Show every line where "chart" occurs.
━━━━━━━━━━━━━━━━━━━━━━━━━━━━━━
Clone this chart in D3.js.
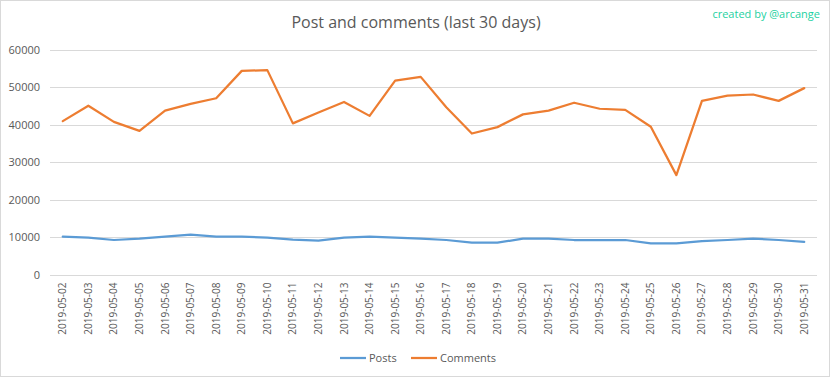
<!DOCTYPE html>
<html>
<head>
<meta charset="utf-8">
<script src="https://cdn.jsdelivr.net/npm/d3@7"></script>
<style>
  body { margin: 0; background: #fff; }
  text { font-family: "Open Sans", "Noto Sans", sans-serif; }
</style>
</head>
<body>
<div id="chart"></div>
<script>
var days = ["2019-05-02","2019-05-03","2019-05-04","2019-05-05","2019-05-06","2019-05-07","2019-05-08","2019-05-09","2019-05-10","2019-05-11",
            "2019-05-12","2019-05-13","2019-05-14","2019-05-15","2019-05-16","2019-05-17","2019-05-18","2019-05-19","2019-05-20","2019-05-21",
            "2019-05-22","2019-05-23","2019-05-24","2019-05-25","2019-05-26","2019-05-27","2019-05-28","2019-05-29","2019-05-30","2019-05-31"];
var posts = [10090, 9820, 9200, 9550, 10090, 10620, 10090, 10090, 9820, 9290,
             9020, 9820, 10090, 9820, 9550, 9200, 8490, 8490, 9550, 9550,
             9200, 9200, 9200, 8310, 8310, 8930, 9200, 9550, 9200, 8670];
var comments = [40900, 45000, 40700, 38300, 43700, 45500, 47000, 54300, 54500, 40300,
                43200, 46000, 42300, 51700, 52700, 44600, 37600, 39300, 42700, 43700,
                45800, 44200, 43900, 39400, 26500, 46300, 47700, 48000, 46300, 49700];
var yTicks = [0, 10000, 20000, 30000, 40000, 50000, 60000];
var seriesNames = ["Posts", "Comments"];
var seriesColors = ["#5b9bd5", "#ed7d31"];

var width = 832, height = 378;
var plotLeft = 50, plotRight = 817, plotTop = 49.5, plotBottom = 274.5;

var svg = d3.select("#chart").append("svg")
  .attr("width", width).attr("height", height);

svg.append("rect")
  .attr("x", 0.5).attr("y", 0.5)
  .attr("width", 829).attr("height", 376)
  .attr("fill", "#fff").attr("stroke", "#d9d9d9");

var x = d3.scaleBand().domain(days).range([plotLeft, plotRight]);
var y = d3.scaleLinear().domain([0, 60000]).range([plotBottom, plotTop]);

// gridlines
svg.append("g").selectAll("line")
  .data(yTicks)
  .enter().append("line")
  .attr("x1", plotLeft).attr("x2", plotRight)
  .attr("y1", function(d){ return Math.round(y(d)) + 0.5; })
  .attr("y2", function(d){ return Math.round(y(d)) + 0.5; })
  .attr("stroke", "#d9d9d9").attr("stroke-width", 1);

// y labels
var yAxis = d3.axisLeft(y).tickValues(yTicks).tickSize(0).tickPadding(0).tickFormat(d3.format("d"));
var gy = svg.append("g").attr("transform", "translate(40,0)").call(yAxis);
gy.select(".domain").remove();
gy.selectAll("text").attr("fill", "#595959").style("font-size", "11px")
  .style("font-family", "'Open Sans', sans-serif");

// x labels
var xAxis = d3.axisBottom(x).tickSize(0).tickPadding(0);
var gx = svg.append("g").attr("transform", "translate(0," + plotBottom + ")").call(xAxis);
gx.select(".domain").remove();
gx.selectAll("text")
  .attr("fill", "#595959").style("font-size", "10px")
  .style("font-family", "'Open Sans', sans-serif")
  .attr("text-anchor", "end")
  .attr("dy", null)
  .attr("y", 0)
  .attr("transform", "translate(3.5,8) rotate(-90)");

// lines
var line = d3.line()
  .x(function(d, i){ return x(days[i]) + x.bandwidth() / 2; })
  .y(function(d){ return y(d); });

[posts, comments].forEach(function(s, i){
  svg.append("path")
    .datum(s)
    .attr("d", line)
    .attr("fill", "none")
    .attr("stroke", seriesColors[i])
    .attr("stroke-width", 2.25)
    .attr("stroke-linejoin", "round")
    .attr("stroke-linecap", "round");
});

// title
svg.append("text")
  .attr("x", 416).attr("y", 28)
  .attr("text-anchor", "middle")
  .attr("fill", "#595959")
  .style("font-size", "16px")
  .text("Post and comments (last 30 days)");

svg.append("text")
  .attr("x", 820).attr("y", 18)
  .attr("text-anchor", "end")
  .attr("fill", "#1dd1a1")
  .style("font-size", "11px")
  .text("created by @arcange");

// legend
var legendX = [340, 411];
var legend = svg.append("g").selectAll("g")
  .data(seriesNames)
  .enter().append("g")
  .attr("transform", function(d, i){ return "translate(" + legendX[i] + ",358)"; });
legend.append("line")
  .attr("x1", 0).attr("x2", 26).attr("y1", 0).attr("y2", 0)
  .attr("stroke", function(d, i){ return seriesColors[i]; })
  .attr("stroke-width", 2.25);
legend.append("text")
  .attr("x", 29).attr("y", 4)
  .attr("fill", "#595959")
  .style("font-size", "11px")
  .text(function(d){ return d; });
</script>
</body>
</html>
━━━━━━━━━━━━━━━━━━━━━━━━━━━━━━
> [Output of the task]
Clone this chart in D3.js.
<div id="chart"></div>
var svg = d3.select("#chart").append("svg")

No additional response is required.